Voor Deense rechters is het bewijs dat er van een bepaald ip-adres aan auteursrechtschending is gedaan, onvoldoende om de houder hiervan te veroordelen. Er moet ook bewezen worden dat deze persoon daadwerkelijk de inbreuk pleegde en niet iemand anders. Het Deense Hooggerechtshof is het hiermee eens. Van de vier filesharingzaken die Antipiratgruppen het afgelopen jaar voor het Hooggerechtshof bracht verloor de organisatie er drie.

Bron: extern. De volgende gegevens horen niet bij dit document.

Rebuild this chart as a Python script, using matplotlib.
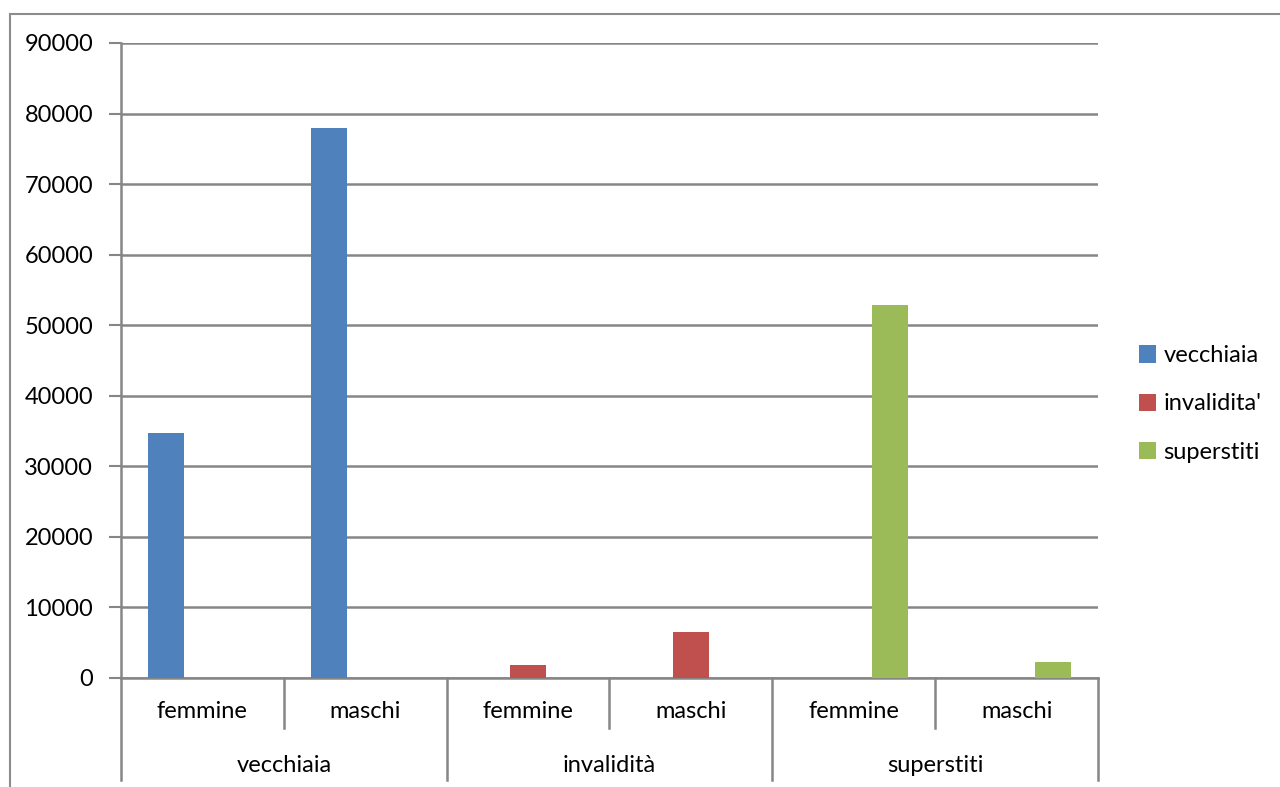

De andere filesharer werd alleen veroordeeld omdat hij had bekend dat hij inderdaad degene was die de rechteninbreuk had gepleegd.
Voor Antipiratgruppen is het duidelijk dat het zo goed als onmogelijk is om internetpiraten ooit veroordeeld te krijgen. De organisatie heeft dan ook besloten om de handdoek in de ring te gooien en filesharers niet langer aan te klagen. Advocaat Mary Fredenslund van Antipiratgruppen verklaarde tegenover de pers: "Er is heel sterk en concreet bewijs nodig om die mensen veroordeeld te krijgen. Aan die bewijslast konden we simpelweg niet voldoen."
Volgens advocaat Per Overbeck, die beschuldigden van auteursrechtschending verdedigt, zijn er al twee zaken tegen zijn cliënten gestaakt in de afgelopen jaren. "Antipiratgruppen heeft erkend dat ze mensen niet veroordeeld krijgen zonder betrapping op heterdaad of ze door dreigementen tot een bekentenis te dwingen. In de praktijk betekent dit dat ze zonder bekentenis geen zaak hebben", aldus Overbeck.